REQUIRED TASK:
Copy the data that follows, character for character, minus the pictures.

::::

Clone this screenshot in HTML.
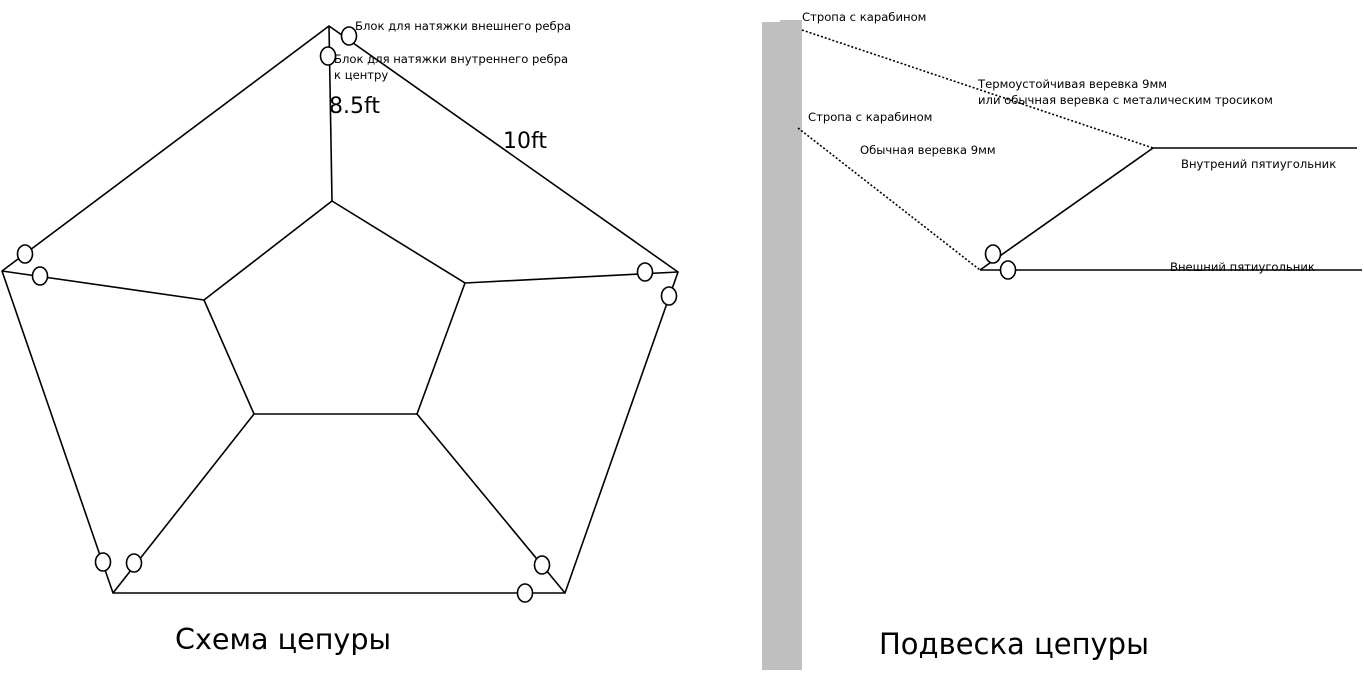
<!DOCTYPE html>
<html><head><meta charset="utf-8"><style>
html,body{margin:0;padding:0;background:#fff;}
svg{display:block;}
text{font-family:"DejaVu Sans","Liberation Sans","Noto Sans CJK SC",sans-serif;fill:#000;}
</style></head><body>
<svg width="1364" height="692" viewBox="0 0 1364 692" xmlns="http://www.w3.org/2000/svg">
<g stroke="#000" stroke-width="1.6" fill="none">
<polygon points="329,26 678,272 565,593 113,593 2,271"/>
<polygon points="332,201 465,283 417,414 254,414 204,300"/>
<line x1="329" y1="26" x2="332" y2="201"/>
<line x1="678" y1="272" x2="465" y2="283"/>
<line x1="2" y1="271" x2="204" y2="300"/>
<line x1="113" y1="593" x2="254" y2="414"/>
<line x1="565" y1="593" x2="417" y2="414"/>
</g>
<g stroke="#000" stroke-width="1.6" fill="#fff">
<ellipse cx="349" cy="36" rx="7.5" ry="9"/>
<ellipse cx="328" cy="56" rx="7.5" ry="9"/>
<ellipse cx="25" cy="254" rx="7.5" ry="9"/>
<ellipse cx="40" cy="276" rx="7.5" ry="9"/>
<ellipse cx="645" cy="272" rx="7.5" ry="9"/>
<ellipse cx="669" cy="296" rx="7.5" ry="9"/>
<ellipse cx="103" cy="562" rx="7.5" ry="9"/>
<ellipse cx="134" cy="563" rx="7.5" ry="9"/>
<ellipse cx="542" cy="565" rx="7.5" ry="9"/>
<ellipse cx="525" cy="593" rx="7.5" ry="9"/>
</g>
<text x="355" y="30" font-size="11.6">Блок для натяжки внешнего ребра</text>
<text x="334" y="63" font-size="11.6">Блок для натяжки внутреннего ребра</text>
<text x="334" y="79" font-size="11.6">к центру</text>
<text x="329" y="113" font-size="22">8.5ft</text>
<text x="503" y="148" font-size="22">10ft</text>
<text x="175" y="649" font-size="28.6">Схема цепуры</text>

<rect x="762" y="22" width="40" height="648" fill="#bfbfbf"/>
<rect x="780" y="20" width="22" height="4" fill="#bfbfbf"/>
<g stroke="#000" stroke-width="1.6" fill="none">
<line x1="802" y1="30" x2="1153" y2="148" stroke-dasharray="2,2"/>
<line x1="798" y1="128" x2="980" y2="270" stroke-dasharray="2,2"/>
<line x1="1153" y1="148" x2="1357" y2="148"/>
<line x1="980" y1="270" x2="1153" y2="148"/>
<line x1="980" y1="270" x2="1362" y2="270"/>
</g>
<g stroke="#000" stroke-width="1.6" fill="#fff">
<ellipse cx="993" cy="254" rx="7.5" ry="9"/>
<ellipse cx="1008" cy="270" rx="7.5" ry="9"/>
</g>
<text x="802" y="21" font-size="11.6">Стропа с карабином</text>
<text x="978" y="88" font-size="11.6">Термоустойчивая веревка 9мм</text>
<text x="978" y="104" font-size="11.6">или обычная веревка с металическим тросиком</text>
<text x="808" y="121" font-size="11.6">Стропа с карабином</text>
<text x="860" y="154" font-size="11.6">Обычная веревка 9мм</text>
<text x="1181" y="168" font-size="11.6">Внутрений пятиугольник</text>
<text x="1170" y="271" font-size="11.6">Внешний пятиугольник</text>
<text x="879" y="654" font-size="29">Подвеска цепуры</text>
</svg>
</body></html>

::::

SOLUTION TO THIS EXERCISE:
Clone this screenshot in HTML.
<!DOCTYPE html>
<html><head><meta charset="utf-8"><style>
html,body{margin:0;padding:0;background:#fff;}
svg{display:block;}
text{font-family:"DejaVu Sans","Liberation Sans","Noto Sans CJK SC",sans-serif;fill:#000;}
</style></head><body>
<svg width="1364" height="692" viewBox="0 0 1364 692" xmlns="http://www.w3.org/2000/svg">
<g stroke="#000" stroke-width="1.6" fill="none">
<polygon points="329,26 678,272 565,593 113,593 2,271"/>
<polygon points="332,201 465,283 417,414 254,414 204,300"/>
<line x1="329" y1="26" x2="332" y2="201"/>
<line x1="678" y1="272" x2="465" y2="283"/>
<line x1="2" y1="271" x2="204" y2="300"/>
<line x1="113" y1="593" x2="254" y2="414"/>
<line x1="565" y1="593" x2="417" y2="414"/>
</g>
<g stroke="#000" stroke-width="1.6" fill="#fff">
<ellipse cx="349" cy="36" rx="7.5" ry="9"/>
<ellipse cx="328" cy="56" rx="7.5" ry="9"/>
<ellipse cx="25" cy="254" rx="7.5" ry="9"/>
<ellipse cx="40" cy="276" rx="7.5" ry="9"/>
<ellipse cx="645" cy="272" rx="7.5" ry="9"/>
<ellipse cx="669" cy="296" rx="7.5" ry="9"/>
<ellipse cx="103" cy="562" rx="7.5" ry="9"/>
<ellipse cx="134" cy="563" rx="7.5" ry="9"/>
<ellipse cx="542" cy="565" rx="7.5" ry="9"/>
<ellipse cx="525" cy="593" rx="7.5" ry="9"/>
</g>
<text x="355" y="30" font-size="11.6">Блок для натяжки внешнего ребра</text>
<text x="334" y="63" font-size="11.6">Блок для натяжки внутреннего ребра</text>
<text x="334" y="79" font-size="11.6">к центру</text>
<text x="329" y="113" font-size="22">8.5ft</text>
<text x="503" y="148" font-size="22">10ft</text>
<text x="175" y="649" font-size="28.6">Схема цепуры</text>

<rect x="762" y="22" width="40" height="648" fill="#bfbfbf"/>
<rect x="780" y="20" width="22" height="4" fill="#bfbfbf"/>
<g stroke="#000" stroke-width="1.6" fill="none">
<line x1="802" y1="30" x2="1153" y2="148" stroke-dasharray="2,2"/>
<line x1="798" y1="128" x2="980" y2="270" stroke-dasharray="2,2"/>
<line x1="1153" y1="148" x2="1357" y2="148"/>
<line x1="980" y1="270" x2="1153" y2="148"/>
<line x1="980" y1="270" x2="1362" y2="270"/>
</g>
<g stroke="#000" stroke-width="1.6" fill="#fff">
<ellipse cx="993" cy="254" rx="7.5" ry="9"/>
<ellipse cx="1008" cy="270" rx="7.5" ry="9"/>
</g>
<text x="802" y="21" font-size="11.6">Стропа с карабином</text>
<text x="978" y="88" font-size="11.6">Термоустойчивая веревка 9мм</text>
<text x="978" y="104" font-size="11.6">или обычная веревка с металическим тросиком</text>
<text x="808" y="121" font-size="11.6">Стропа с карабином</text>
<text x="860" y="154" font-size="11.6">Обычная веревка 9мм</text>
<text x="1181" y="168" font-size="11.6">Внутрений пятиугольник</text>
<text x="1170" y="271" font-size="11.6">Внешний пятиугольник</text>
<text x="879" y="654" font-size="29">Подвеска цепуры</text>
</svg>
</body></html>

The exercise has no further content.